I’ve already had more subscribers here than I ever managed through my old WordPress blog and Mailerlite list combined. Two years of pushing content out into the void vs. two months of authentic engagement here.
It’s made me rethink everything.
Do I need my website anymore?
Do I really need to copy/paste every post across multiple platforms just to keep feeding the SEO beast?
Or is this enough?
Substack feels like a turning point. A new way of writing, sharing, connecting.
Not shouting into the void, but planting roots in a community that gives a damn.
So here I am, watering my garden.
And I’m so damn glad you’re here in it with me.
🌱 Want to help this garden grow?
Share this post with a friend who’s also writing brave things into the void. Subscribe if you haven’t already. Leave a comment if you feel bold. Let’s build something nourishing, honest, and gloriously feminist—together.
Because brave women write. And brave women tend—to ourselves and each other.

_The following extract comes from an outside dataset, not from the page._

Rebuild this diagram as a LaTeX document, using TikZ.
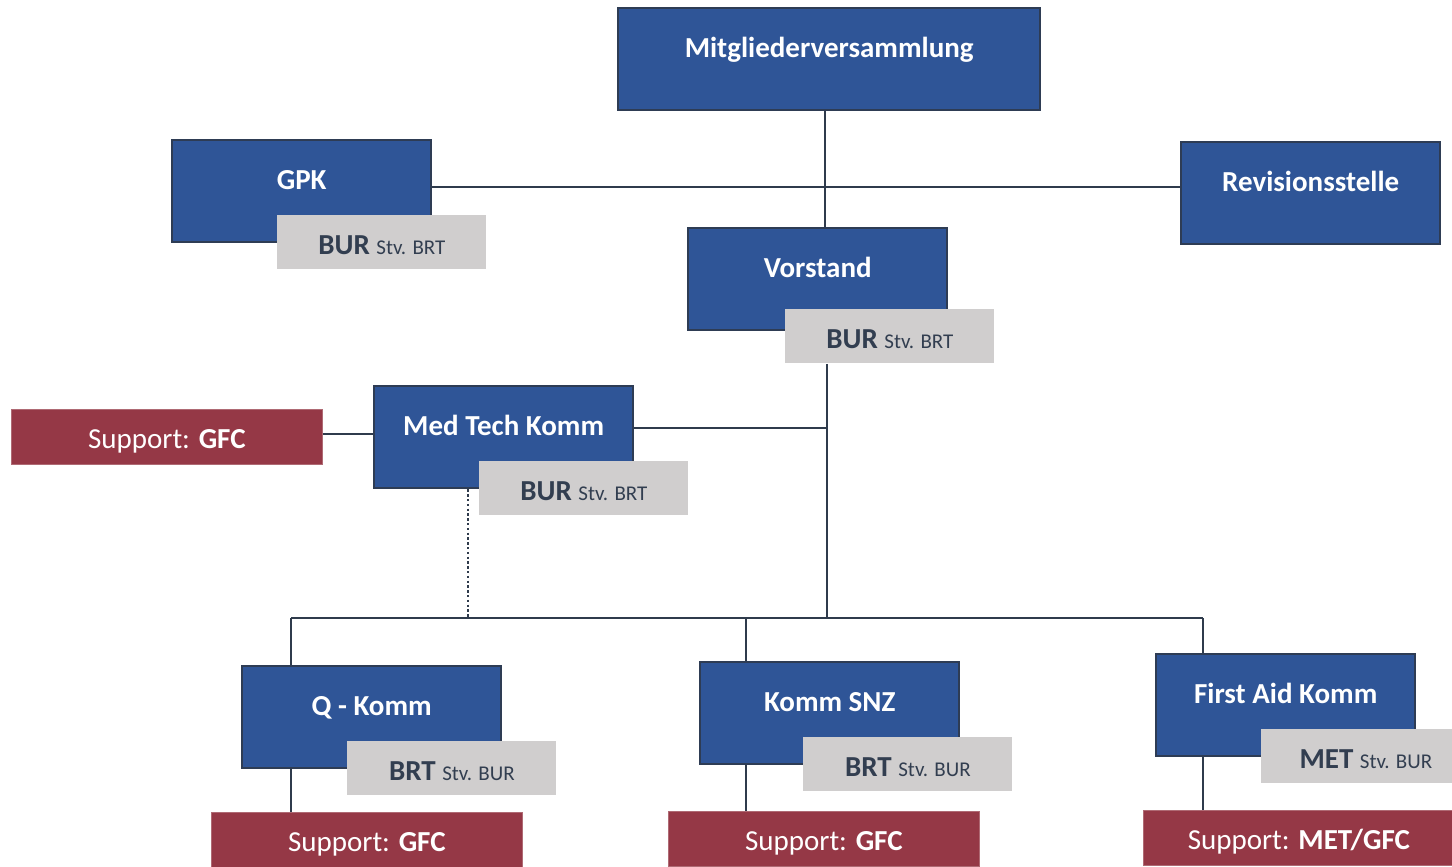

I love that you wrote this, and the responses to the other one have helped me find more Australians, who have been missing for me, as we are now being swamped by the US trauma-filled news the algorithm appears to promote. I have been missing the connections recently too and I have been thinking that maybe my time would be better spent in the garden than making the effort of growing my Substack. Your posts and the comments to follow have changed my mind today. When I started here it was so peaceful, loving and kind and in the beginning all I could see was epic writing or even just lovely people giving it a crack. So many women in full bloom. I think I will delete a lot of the US-led trauma-soaked subscriptions for a while and hang out with more women like you!